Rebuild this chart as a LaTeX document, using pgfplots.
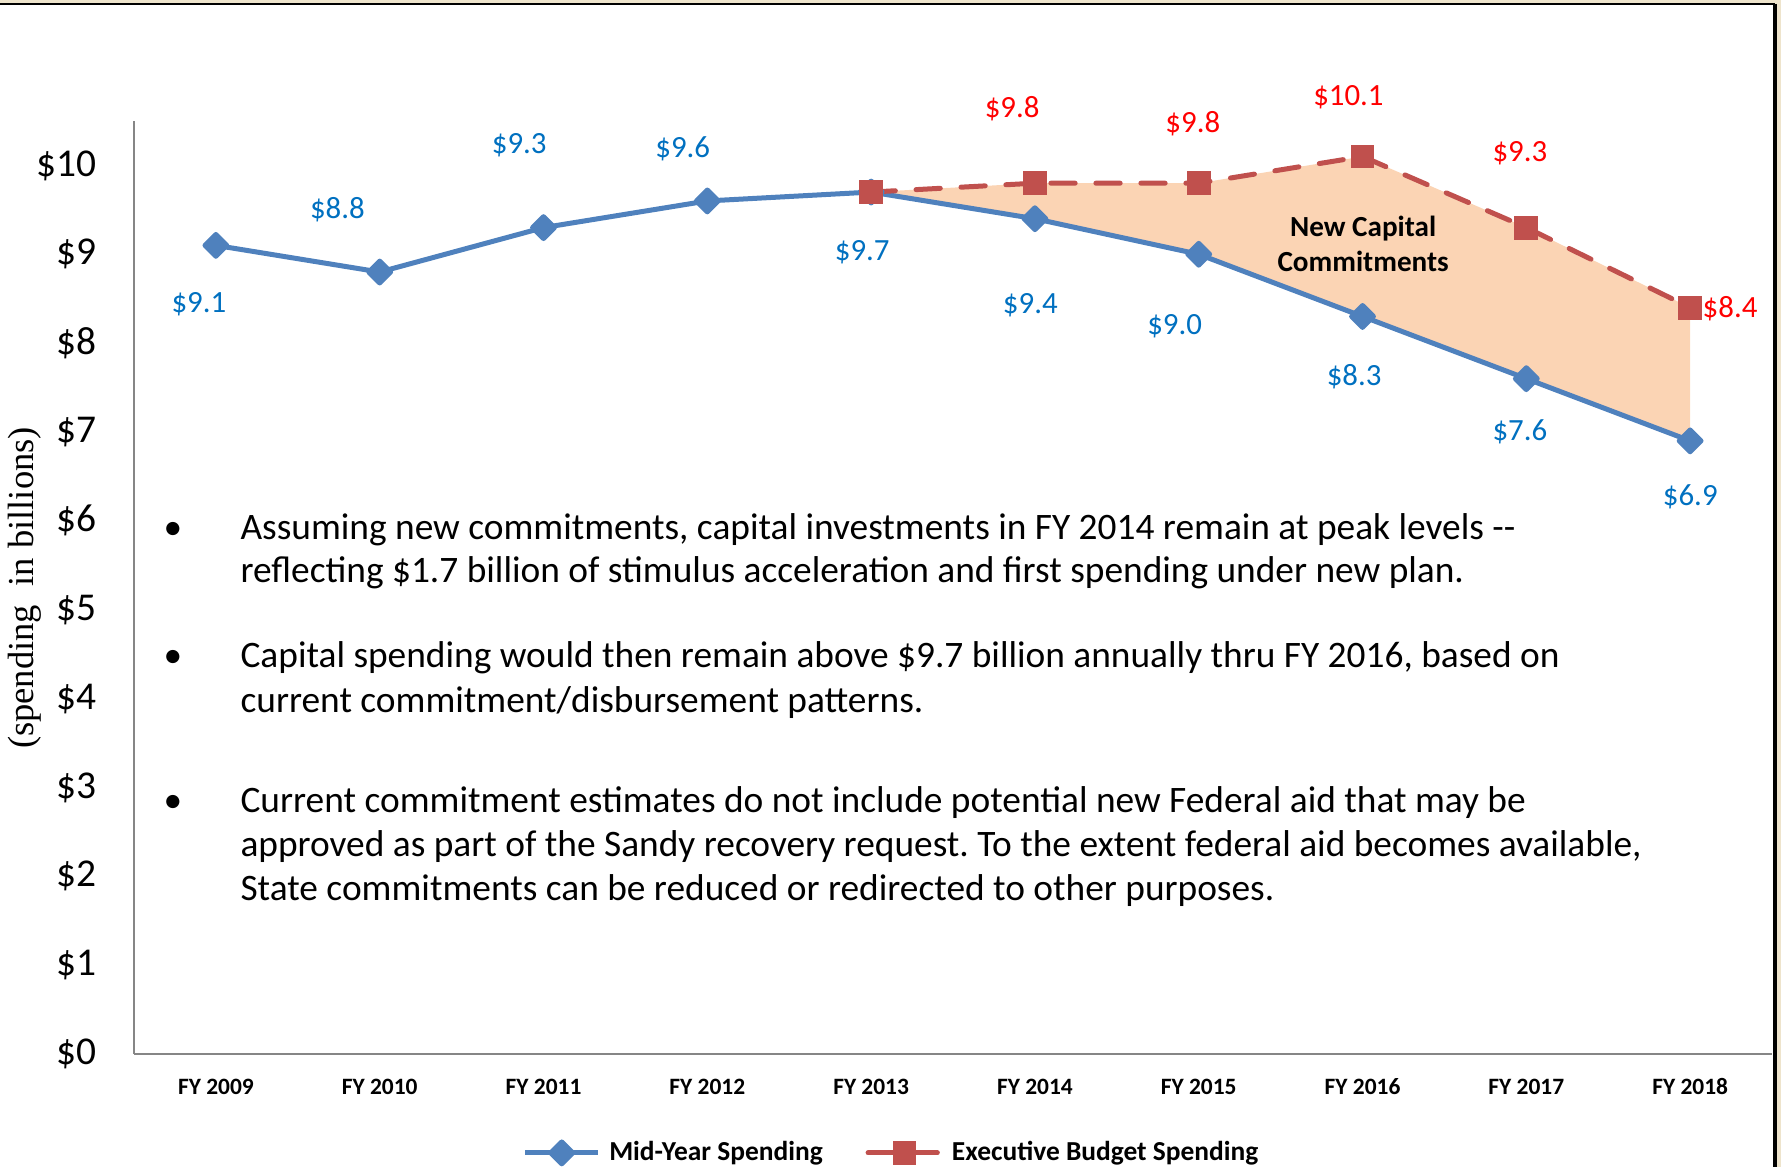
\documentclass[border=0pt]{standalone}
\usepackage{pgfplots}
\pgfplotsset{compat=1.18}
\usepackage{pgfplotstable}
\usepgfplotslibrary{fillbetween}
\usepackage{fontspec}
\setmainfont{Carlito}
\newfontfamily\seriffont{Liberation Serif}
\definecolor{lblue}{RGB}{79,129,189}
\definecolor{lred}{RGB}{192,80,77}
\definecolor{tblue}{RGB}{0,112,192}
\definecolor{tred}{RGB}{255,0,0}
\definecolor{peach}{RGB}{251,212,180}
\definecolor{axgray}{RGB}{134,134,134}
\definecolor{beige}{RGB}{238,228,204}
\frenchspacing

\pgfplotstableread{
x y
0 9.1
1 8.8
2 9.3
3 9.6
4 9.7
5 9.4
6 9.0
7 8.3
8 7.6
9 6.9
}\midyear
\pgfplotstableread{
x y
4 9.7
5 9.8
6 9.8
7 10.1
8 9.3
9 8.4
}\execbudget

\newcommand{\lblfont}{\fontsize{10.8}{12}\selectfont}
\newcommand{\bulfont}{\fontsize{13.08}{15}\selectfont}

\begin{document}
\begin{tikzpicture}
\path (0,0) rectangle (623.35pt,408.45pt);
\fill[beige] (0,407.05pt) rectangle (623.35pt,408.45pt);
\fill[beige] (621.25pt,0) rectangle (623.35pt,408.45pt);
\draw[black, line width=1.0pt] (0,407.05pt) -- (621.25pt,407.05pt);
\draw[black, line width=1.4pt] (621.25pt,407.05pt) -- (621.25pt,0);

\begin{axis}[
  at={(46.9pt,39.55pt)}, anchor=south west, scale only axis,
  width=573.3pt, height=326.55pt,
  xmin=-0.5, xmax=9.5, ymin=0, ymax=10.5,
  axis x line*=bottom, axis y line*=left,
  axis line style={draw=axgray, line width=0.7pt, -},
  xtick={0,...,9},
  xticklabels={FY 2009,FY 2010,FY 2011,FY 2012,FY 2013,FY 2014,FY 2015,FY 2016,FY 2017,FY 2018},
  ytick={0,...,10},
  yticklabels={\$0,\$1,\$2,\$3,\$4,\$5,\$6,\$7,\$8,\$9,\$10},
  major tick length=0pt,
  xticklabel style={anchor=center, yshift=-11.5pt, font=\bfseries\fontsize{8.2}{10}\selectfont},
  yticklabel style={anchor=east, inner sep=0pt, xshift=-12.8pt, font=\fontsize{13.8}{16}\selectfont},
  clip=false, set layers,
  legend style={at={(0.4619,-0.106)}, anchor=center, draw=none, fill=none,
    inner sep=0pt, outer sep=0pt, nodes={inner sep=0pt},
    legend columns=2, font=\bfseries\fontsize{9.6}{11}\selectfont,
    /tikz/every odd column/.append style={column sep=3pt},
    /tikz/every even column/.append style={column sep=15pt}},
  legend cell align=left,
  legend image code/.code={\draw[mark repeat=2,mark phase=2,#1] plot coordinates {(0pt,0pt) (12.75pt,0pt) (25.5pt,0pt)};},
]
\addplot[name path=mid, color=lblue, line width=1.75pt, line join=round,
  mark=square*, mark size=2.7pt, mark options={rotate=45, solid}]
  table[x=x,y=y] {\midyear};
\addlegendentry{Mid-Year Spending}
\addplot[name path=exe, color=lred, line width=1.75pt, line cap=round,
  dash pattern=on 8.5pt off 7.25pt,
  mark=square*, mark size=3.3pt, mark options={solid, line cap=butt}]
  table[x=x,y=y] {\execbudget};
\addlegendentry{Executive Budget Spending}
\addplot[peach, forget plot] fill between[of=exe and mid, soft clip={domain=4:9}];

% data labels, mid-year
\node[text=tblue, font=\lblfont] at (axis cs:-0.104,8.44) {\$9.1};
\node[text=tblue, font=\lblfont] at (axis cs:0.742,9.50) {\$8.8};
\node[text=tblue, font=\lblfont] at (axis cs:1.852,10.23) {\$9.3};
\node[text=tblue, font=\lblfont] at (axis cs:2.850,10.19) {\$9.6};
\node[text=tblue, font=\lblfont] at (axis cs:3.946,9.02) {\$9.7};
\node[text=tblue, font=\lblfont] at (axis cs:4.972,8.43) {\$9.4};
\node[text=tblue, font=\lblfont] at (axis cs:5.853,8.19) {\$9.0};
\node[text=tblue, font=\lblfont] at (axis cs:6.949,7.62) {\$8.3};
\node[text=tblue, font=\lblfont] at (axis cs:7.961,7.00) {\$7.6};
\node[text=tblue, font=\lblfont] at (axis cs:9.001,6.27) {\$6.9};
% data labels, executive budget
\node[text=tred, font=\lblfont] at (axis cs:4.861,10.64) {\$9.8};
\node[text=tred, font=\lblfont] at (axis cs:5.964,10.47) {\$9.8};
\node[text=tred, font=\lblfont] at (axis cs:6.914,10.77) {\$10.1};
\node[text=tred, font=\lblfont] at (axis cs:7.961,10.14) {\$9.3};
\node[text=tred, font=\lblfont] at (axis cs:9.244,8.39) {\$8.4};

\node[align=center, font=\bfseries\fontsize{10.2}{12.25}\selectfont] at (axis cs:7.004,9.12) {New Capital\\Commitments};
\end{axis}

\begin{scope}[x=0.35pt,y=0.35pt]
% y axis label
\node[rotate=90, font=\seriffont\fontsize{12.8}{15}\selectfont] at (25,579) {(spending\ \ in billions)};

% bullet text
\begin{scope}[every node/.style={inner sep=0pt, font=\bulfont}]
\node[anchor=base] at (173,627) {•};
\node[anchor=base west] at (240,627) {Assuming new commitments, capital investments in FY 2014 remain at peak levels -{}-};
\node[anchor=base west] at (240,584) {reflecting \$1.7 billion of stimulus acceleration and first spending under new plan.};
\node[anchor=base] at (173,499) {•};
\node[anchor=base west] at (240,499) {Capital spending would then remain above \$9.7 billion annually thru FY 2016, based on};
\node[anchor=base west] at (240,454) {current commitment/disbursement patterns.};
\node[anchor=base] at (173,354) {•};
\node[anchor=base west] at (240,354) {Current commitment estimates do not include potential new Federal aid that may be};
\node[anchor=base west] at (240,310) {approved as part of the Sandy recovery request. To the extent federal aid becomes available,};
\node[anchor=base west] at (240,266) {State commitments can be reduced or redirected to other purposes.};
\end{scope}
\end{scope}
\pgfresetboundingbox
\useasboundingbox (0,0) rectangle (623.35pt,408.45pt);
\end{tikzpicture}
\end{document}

» Task directions
Repeat the lines above, starting at the first and stopping after the line that holds "(621.25pt,407.05pt) -- (621.25pt,0);", with the pictures left out.

» Solution
Rebuild this chart as a LaTeX document, using pgfplots.
\documentclass[border=0pt]{standalone}
\usepackage{pgfplots}
\pgfplotsset{compat=1.18}
\usepackage{pgfplotstable}
\usepgfplotslibrary{fillbetween}
\usepackage{fontspec}
\setmainfont{Carlito}
\newfontfamily\seriffont{Liberation Serif}
\definecolor{lblue}{RGB}{79,129,189}
\definecolor{lred}{RGB}{192,80,77}
\definecolor{tblue}{RGB}{0,112,192}
\definecolor{tred}{RGB}{255,0,0}
\definecolor{peach}{RGB}{251,212,180}
\definecolor{axgray}{RGB}{134,134,134}
\definecolor{beige}{RGB}{238,228,204}
\frenchspacing

\pgfplotstableread{
x y
0 9.1
1 8.8
2 9.3
3 9.6
4 9.7
5 9.4
6 9.0
7 8.3
8 7.6
9 6.9
}\midyear
\pgfplotstableread{
x y
4 9.7
5 9.8
6 9.8
7 10.1
8 9.3
9 8.4
}\execbudget

\newcommand{\lblfont}{\fontsize{10.8}{12}\selectfont}
\newcommand{\bulfont}{\fontsize{13.08}{15}\selectfont}

\begin{document}
\begin{tikzpicture}
\path (0,0) rectangle (623.35pt,408.45pt);
\fill[beige] (0,407.05pt) rectangle (623.35pt,408.45pt);
\fill[beige] (621.25pt,0) rectangle (623.35pt,408.45pt);
\draw[black, line width=1.0pt] (0,407.05pt) -- (621.25pt,407.05pt);
\draw[black, line width=1.4pt] (621.25pt,407.05pt) -- (621.25pt,0);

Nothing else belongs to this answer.